R : Nous avons 4 centres de R & D transversaux, et des centres des métiers. 40 à 50% de la recherche est faite en France, ce qui est un pourcentage supérieur à la part de la France dans le CA du groupe. La mesure de " crédit d'impôts recherche " a été une occasion pour relocaliser de la recherche. La nationalité d'une entreprise se voit dans la localisation du siège social et de la R & D. Pour le reste, on va là où sont les marchés.

Q : Pourquoi dans notre négociation sur les séniors à Saint Gobain, la direction n'a pas retenu notre proposition d'utiliser le télétravail dans des cas de fin de carrière, et pouvez vous envisager des formules pour alléger la tâche de salariés dont la compétence pourrait encore être utile à l'entreprise ?
R : Je suis ouvert à des formules variées, et à la possibilité de pouvoir travailler jusqu'à 65 ans.

Q : Peut-on espérer revoir un administrateur salarié au CA du groupe Saint Gobain, comme cela était le cas après la privatisation ?
R : Il y a un administrateur représentant les actionnaires salariés mais aussi deux représentants du CCE qui assistent à tous les conseils. Mais je ne serais pas forcément contre. Par contre, je ne suis pas favorable à la cogestion à l'allemande. Chacun son métier.

Q : Quels sont les prochaines innovations que l'on peut attendre de Saint Gobain dans les années prochaines ?
R : Il y a énormément d'innovations dont la diffusion est proche. Dans la gamme des verres, nous avons les verres passifs (isolants thermiques ou acoustiques par exemple), mais aussi des vitrages actifs, tels que les verres à opacité commandée, des vitrages électro chromes, ou bientôt des panneaux de verres plans éclairants (OLED).
Nous préparons des panneaux capables d'absorber les composés volatils.
Nous travaillons également sur les piles à combustibles avec des matériaux céramiques pour l'habitat isolé.
Nous travaillons également sur l'énergie solaire, et nous fournissons 20% des vitres de protection des panneaux avec des verres à fort facteur de transmission. Nous venons de mettre en service une usine en Allemagne qui fabrique un nouveau type de panneaux photovoltaïques en couche mince sans silicium. Nous venons également de lancer une activité d'installation de toits solaires " clefs en main ". Il faut noter toutefois qu'à ce jour, ce type de matériel de production énergétique est encore tributaire des subventions et des politiques des états en 2008, 50% des installations solaires étaient installées en Allemagne, du fait de leur politique de subvention, pour l'équipement et pour le rachat de l'électricité produite). On peut espérer que ces procédés deviennent économiquement rentables d'ici une dizaine d'années. Cette activité sera probablement une des activités majeures de Saint Gobain dans les années à venir.

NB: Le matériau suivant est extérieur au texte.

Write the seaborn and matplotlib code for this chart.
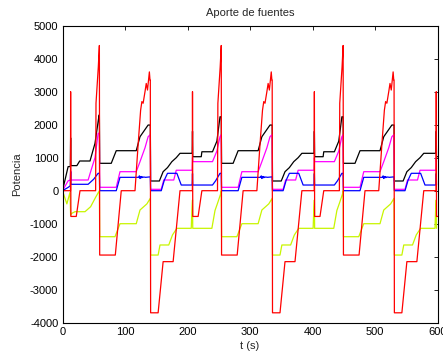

TEMOIGNAGE du délégué coordinateur CFE-CGC du groupe Saint Gobain :
Syndicaliste chez Saint Gobain depuis 25 ans, j'ai dû concilier cette activité avec mon activité professionnelle, mais lorsque l'activité syndicale dépasse les 80 heures par semaine et que l'on veuille aussi faire du travail " professionnel ", on atteint vite les possibilités physiologiques de l'individu. Il y a dans le groupe un accord sur le droit syndical qui permet un dialogue social, mais plus on descend dans la hiérarchie du groupe, plus la tache devient difficile, du fait des préoccupations plus proches des exigences de la rentabilité que du dialogue social. Le problème est au niveau de la reconnaissance de l'engagement syndical qui prend non seulement du temps pour les discussions, mais également l'acquisition d'une véritable culture juridique qui n'a fait que s'amplifier avec l'évolution actuelle du droit du travail. Notre rôle nous amène aussi parfois dans certaines entreprises à devoir compléter la formation de jeunes RH frais émoulus de l'université et bardés de diplômes, mais sans expérience du terrain.
On se trouve également confronté maintenant à une nouvelle génération de jeunes très ambitieux qui n'ont pas forcément la culture industrielle du groupe, et ont parfois des méthodes extrêmement brutales apprises dans les cours de management privilégiant la rentabilité immédiate à l'humain. Il en résulte un décalage entre les consignes basées sur analyses de marché et " indicateurs " simplistes et des décisions finalement contre productives des responsables d'usines, contraints qu'ils sont de suivre les consignes qu'ils reçoivent. On peut y voir une des causes de la démotivation des cadres âgés qui ne comprennent plus le fonctionnement de leur entreprise. Et ce n'est pas à Saint Gobain que l'on rencontre la pire des situations loin s'en faut.
En ce qui concerne le problème des séniors, on est partagé entre la problématique à court terme de faire partir les plus anciens pour laisser la place à des jeunes qui seraient sans emploi, et la GPEC qui doit mettre en place les moyens pour assurer la formation et assurer la possibilité de maintien dans l'emploi le plus longtemps possible.